Only if you’re a birder can you enjoy the humor posted on the hot line by Ben Warner when he alerted everyone to a spectacular “nine species pie fallout” at Blackberry Corners—the popular place to eat in northwest Ohio. I heard that they baked about 130 pies during the Big Week, rhubarb is the only one I can attest to.
And, while there were many special birds on the move through the area, the highlight species for me was the trio of White-faced Ibis that mysteriously showed up May 16. This is a bird so rare in Ohio that if it appears on a checklist at all, its occurrence is usually designated with an X, which translates as: So rare you stand a better chance of seeing an extinct Passenger Pigeon. But there they were, three of them. We went looking for these birds about 12 hours after they were first reported. No luck. It was obviously one of those nano miracles that happen in birding.
It was not a life-bird for either Susan or me since they’re rather common in Florida or out west. But if it’s in Ohio … well, you have to chase it.

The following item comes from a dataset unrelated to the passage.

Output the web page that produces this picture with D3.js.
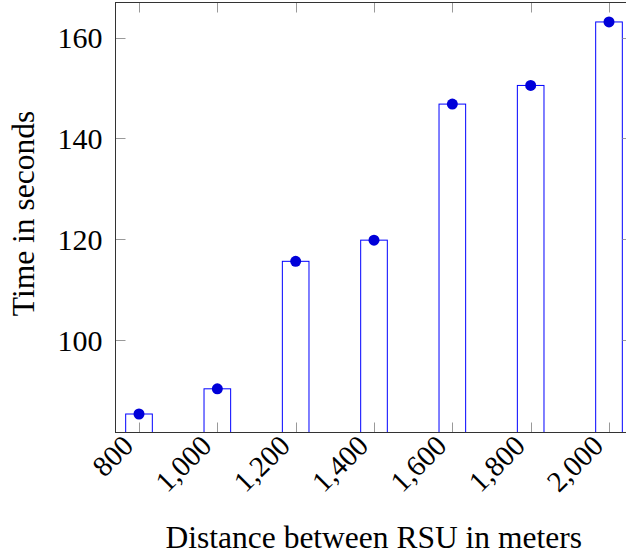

As we were leaving the Metzger Marsh area where it was reported, Susan at the wheel, me riding with the Nikon shotgun, she said, “Look! There! Over the treeline. Three dark shapes!” I was bumping my head against the windshield trying to see what she was talking about when she said, “No! Behind us!” I didn’t realize she was looking in the rearview mirror, pointing with both hands, while we were cruising down a narrow road with death lurking on either side.
She made a spectacular three-point turn without having to check for oncoming or following traffic. Within about 5 seconds the three knock-out gorgeous birds, shimmering in the sun, bright enough to make any rainbow fade in comparison, drifted down right in front of us.
Three White-faced Ibis. As often happens with these rare visitors, they seemed to pay no attention to the commotion they created. I wondered why all the “Ooooos” and “Aaahhhs” didn’t scare them away.